• OBJECTIVE:
Reproduce the listing exactly, with no pictures in your copy.

• GIVEN DATA:

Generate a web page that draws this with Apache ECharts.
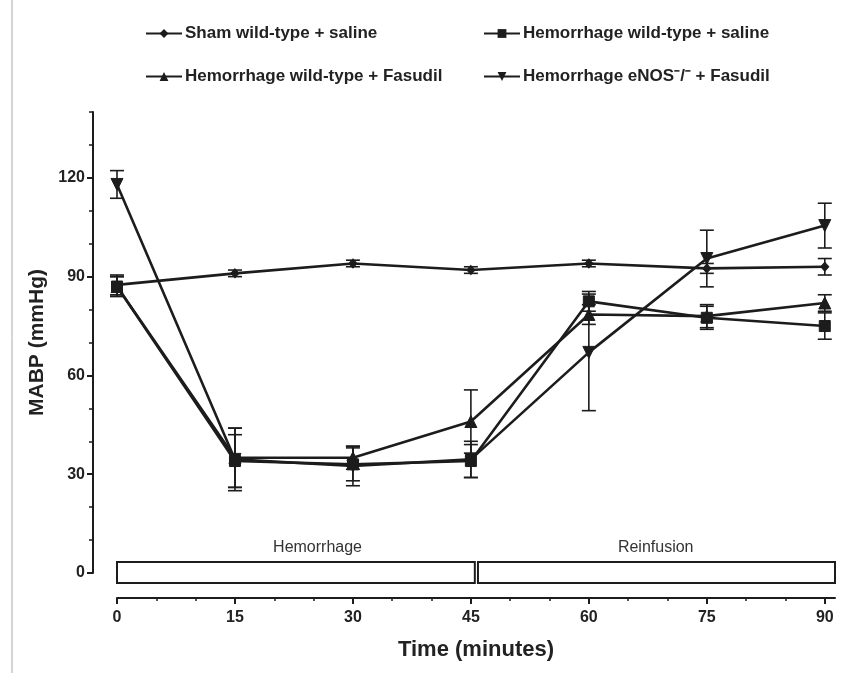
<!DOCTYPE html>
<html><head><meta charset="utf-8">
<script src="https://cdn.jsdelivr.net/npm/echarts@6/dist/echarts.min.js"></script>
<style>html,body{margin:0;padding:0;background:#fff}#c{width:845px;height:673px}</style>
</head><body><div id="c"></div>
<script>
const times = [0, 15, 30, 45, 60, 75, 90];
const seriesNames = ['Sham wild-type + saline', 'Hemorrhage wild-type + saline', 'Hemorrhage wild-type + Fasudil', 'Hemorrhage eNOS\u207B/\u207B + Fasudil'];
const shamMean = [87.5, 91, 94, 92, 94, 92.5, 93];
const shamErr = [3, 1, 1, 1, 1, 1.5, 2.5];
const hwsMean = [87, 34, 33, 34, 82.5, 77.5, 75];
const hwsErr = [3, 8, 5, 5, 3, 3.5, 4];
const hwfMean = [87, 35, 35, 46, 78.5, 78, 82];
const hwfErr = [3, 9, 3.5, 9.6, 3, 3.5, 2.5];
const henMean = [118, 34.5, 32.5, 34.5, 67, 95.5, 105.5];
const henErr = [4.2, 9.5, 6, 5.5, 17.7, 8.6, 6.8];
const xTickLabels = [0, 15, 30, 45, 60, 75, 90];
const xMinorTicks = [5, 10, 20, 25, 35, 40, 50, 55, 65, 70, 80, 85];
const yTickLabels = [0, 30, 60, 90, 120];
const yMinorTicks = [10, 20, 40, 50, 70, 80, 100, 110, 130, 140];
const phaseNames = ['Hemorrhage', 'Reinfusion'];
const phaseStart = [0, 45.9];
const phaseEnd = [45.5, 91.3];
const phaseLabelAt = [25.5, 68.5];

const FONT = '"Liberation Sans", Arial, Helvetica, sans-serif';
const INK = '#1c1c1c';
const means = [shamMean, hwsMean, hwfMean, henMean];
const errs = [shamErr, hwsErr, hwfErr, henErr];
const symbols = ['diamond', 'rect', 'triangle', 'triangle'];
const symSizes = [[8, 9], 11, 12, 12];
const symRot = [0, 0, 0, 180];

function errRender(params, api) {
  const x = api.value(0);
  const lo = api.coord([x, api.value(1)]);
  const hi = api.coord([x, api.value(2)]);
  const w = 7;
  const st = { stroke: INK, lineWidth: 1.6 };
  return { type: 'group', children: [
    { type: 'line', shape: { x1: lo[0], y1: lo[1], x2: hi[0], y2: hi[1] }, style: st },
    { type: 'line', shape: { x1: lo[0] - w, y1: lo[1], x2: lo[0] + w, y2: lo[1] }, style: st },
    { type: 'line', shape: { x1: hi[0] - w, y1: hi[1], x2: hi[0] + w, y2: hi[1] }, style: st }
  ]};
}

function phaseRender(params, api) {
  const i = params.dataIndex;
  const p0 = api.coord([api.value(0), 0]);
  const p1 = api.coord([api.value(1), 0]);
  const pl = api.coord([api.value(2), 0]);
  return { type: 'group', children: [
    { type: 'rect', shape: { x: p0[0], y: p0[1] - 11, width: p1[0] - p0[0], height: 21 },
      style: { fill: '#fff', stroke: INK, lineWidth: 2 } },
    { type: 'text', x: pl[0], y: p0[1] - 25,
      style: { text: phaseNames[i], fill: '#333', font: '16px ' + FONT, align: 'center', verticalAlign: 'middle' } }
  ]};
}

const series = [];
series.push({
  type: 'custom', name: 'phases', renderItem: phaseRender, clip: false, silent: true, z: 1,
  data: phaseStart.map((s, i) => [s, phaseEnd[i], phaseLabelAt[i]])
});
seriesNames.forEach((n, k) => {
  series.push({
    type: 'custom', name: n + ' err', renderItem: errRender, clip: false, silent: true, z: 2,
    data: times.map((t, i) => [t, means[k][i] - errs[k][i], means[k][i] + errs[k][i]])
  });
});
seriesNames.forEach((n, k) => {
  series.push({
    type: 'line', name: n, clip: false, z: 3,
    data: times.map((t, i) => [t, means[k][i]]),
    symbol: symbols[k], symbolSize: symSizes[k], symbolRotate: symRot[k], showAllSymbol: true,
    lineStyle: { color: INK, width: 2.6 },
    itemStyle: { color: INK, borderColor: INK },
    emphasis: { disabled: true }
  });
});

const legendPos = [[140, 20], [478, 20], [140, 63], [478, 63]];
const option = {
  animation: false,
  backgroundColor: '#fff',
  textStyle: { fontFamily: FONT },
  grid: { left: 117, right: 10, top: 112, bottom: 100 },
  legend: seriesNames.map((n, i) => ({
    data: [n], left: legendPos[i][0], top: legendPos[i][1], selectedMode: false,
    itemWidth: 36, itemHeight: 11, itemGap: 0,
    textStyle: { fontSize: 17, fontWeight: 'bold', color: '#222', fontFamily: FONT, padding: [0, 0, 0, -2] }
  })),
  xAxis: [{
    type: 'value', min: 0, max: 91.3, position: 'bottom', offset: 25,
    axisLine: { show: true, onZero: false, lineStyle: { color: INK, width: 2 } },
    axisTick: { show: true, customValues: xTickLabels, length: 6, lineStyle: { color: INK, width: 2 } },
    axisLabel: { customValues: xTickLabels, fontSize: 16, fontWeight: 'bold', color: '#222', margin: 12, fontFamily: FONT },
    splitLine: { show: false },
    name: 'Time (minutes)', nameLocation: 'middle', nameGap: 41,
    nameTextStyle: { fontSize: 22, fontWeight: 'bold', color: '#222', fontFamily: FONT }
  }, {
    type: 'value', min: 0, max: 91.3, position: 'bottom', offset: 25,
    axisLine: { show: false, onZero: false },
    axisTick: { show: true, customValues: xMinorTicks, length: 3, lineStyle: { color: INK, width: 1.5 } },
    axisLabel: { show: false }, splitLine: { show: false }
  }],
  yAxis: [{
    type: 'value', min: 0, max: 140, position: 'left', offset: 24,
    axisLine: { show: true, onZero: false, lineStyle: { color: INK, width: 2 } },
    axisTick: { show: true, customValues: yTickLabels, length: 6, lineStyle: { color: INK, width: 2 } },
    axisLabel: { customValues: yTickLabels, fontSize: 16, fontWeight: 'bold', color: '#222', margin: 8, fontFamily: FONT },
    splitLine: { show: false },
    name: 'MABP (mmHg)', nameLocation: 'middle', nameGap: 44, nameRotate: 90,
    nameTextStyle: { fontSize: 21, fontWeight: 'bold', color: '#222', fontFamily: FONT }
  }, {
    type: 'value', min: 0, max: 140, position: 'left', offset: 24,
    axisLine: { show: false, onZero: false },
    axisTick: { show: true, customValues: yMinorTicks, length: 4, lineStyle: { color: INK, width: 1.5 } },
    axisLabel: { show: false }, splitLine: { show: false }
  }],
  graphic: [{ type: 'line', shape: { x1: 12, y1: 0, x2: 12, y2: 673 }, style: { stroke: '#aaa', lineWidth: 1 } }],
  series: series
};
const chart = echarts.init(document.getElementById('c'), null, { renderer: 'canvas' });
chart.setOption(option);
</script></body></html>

• COMPLETED EXERCISE:
Generate a web page that draws this with Apache ECharts.
<!DOCTYPE html>
<html><head><meta charset="utf-8">
<script src="https://cdn.jsdelivr.net/npm/echarts@6/dist/echarts.min.js"></script>
<style>html,body{margin:0;padding:0;background:#fff}#c{width:845px;height:673px}</style>
</head><body><div id="c"></div>
<script>
const times = [0, 15, 30, 45, 60, 75, 90];
const seriesNames = ['Sham wild-type + saline', 'Hemorrhage wild-type + saline', 'Hemorrhage wild-type + Fasudil', 'Hemorrhage eNOS\u207B/\u207B + Fasudil'];
const shamMean = [87.5, 91, 94, 92, 94, 92.5, 93];
const shamErr = [3, 1, 1, 1, 1, 1.5, 2.5];
const hwsMean = [87, 34, 33, 34, 82.5, 77.5, 75];
const hwsErr = [3, 8, 5, 5, 3, 3.5, 4];
const hwfMean = [87, 35, 35, 46, 78.5, 78, 82];
const hwfErr = [3, 9, 3.5, 9.6, 3, 3.5, 2.5];
const henMean = [118, 34.5, 32.5, 34.5, 67, 95.5, 105.5];
const henErr = [4.2, 9.5, 6, 5.5, 17.7, 8.6, 6.8];
const xTickLabels = [0, 15, 30, 45, 60, 75, 90];
const xMinorTicks = [5, 10, 20, 25, 35, 40, 50, 55, 65, 70, 80, 85];
const yTickLabels = [0, 30, 60, 90, 120];
const yMinorTicks = [10, 20, 40, 50, 70, 80, 100, 110, 130, 140];
const phaseNames = ['Hemorrhage', 'Reinfusion'];
const phaseStart = [0, 45.9];
const phaseEnd = [45.5, 91.3];
const phaseLabelAt = [25.5, 68.5];

const FONT = '"Liberation Sans", Arial, Helvetica, sans-serif';
const INK = '#1c1c1c';
const means = [shamMean, hwsMean, hwfMean, henMean];
const errs = [shamErr, hwsErr, hwfErr, henErr];
const symbols = ['diamond', 'rect', 'triangle', 'triangle'];
const symSizes = [[8, 9], 11, 12, 12];
const symRot = [0, 0, 0, 180];

function errRender(params, api) {
  const x = api.value(0);
  const lo = api.coord([x, api.value(1)]);
  const hi = api.coord([x, api.value(2)]);
  const w = 7;
  const st = { stroke: INK, lineWidth: 1.6 };
  return { type: 'group', children: [
    { type: 'line', shape: { x1: lo[0], y1: lo[1], x2: hi[0], y2: hi[1] }, style: st },
    { type: 'line', shape: { x1: lo[0] - w, y1: lo[1], x2: lo[0] + w, y2: lo[1] }, style: st },
    { type: 'line', shape: { x1: hi[0] - w, y1: hi[1], x2: hi[0] + w, y2: hi[1] }, style: st }
  ]};
}

function phaseRender(params, api) {
  const i = params.dataIndex;
  const p0 = api.coord([api.value(0), 0]);
  const p1 = api.coord([api.value(1), 0]);
  const pl = api.coord([api.value(2), 0]);
  return { type: 'group', children: [
    { type: 'rect', shape: { x: p0[0], y: p0[1] - 11, width: p1[0] - p0[0], height: 21 },
      style: { fill: '#fff', stroke: INK, lineWidth: 2 } },
    { type: 'text', x: pl[0], y: p0[1] - 25,
      style: { text: phaseNames[i], fill: '#333', font: '16px ' + FONT, align: 'center', verticalAlign: 'middle' } }
  ]};
}

const series = [];
series.push({
  type: 'custom', name: 'phases', renderItem: phaseRender, clip: false, silent: true, z: 1,
  data: phaseStart.map((s, i) => [s, phaseEnd[i], phaseLabelAt[i]])
});
seriesNames.forEach((n, k) => {
  series.push({
    type: 'custom', name: n + ' err', renderItem: errRender, clip: false, silent: true, z: 2,
    data: times.map((t, i) => [t, means[k][i] - errs[k][i], means[k][i] + errs[k][i]])
  });
});
seriesNames.forEach((n, k) => {
  series.push({
    type: 'line', name: n, clip: false, z: 3,
    data: times.map((t, i) => [t, means[k][i]]),
    symbol: symbols[k], symbolSize: symSizes[k], symbolRotate: symRot[k], showAllSymbol: true,
    lineStyle: { color: INK, width: 2.6 },
    itemStyle: { color: INK, borderColor: INK },
    emphasis: { disabled: true }
  });
});

const legendPos = [[140, 20], [478, 20], [140, 63], [478, 63]];
const option = {
  animation: false,
  backgroundColor: '#fff',
  textStyle: { fontFamily: FONT },
  grid: { left: 117, right: 10, top: 112, bottom: 100 },
  legend: seriesNames.map((n, i) => ({
    data: [n], left: legendPos[i][0], top: legendPos[i][1], selectedMode: false,
    itemWidth: 36, itemHeight: 11, itemGap: 0,
    textStyle: { fontSize: 17, fontWeight: 'bold', color: '#222', fontFamily: FONT, padding: [0, 0, 0, -2] }
  })),
  xAxis: [{
    type: 'value', min: 0, max: 91.3, position: 'bottom', offset: 25,
    axisLine: { show: true, onZero: false, lineStyle: { color: INK, width: 2 } },
    axisTick: { show: true, customValues: xTickLabels, length: 6, lineStyle: { color: INK, width: 2 } },
    axisLabel: { customValues: xTickLabels, fontSize: 16, fontWeight: 'bold', color: '#222', margin: 12, fontFamily: FONT },
    splitLine: { show: false },
    name: 'Time (minutes)', nameLocation: 'middle', nameGap: 41,
    nameTextStyle: { fontSize: 22, fontWeight: 'bold', color: '#222', fontFamily: FONT }
  }, {
    type: 'value', min: 0, max: 91.3, position: 'bottom', offset: 25,
    axisLine: { show: false, onZero: false },
    axisTick: { show: true, customValues: xMinorTicks, length: 3, lineStyle: { color: INK, width: 1.5 } },
    axisLabel: { show: false }, splitLine: { show: false }
  }],
  yAxis: [{
    type: 'value', min: 0, max: 140, position: 'left', offset: 24,
    axisLine: { show: true, onZero: false, lineStyle: { color: INK, width: 2 } },
    axisTick: { show: true, customValues: yTickLabels, length: 6, lineStyle: { color: INK, width: 2 } },
    axisLabel: { customValues: yTickLabels, fontSize: 16, fontWeight: 'bold', color: '#222', margin: 8, fontFamily: FONT },
    splitLine: { show: false },
    name: 'MABP (mmHg)', nameLocation: 'middle', nameGap: 44, nameRotate: 90,
    nameTextStyle: { fontSize: 21, fontWeight: 'bold', color: '#222', fontFamily: FONT }
  }, {
    type: 'value', min: 0, max: 140, position: 'left', offset: 24,
    axisLine: { show: false, onZero: false },
    axisTick: { show: true, customValues: yMinorTicks, length: 4, lineStyle: { color: INK, width: 1.5 } },
    axisLabel: { show: false }, splitLine: { show: false }
  }],
  graphic: [{ type: 'line', shape: { x1: 12, y1: 0, x2: 12, y2: 673 }, style: { stroke: '#aaa', lineWidth: 1 } }],
  series: series
};
const chart = echarts.init(document.getElementById('c'), null, { renderer: 'canvas' });
chart.setOption(option);
</script></body></html>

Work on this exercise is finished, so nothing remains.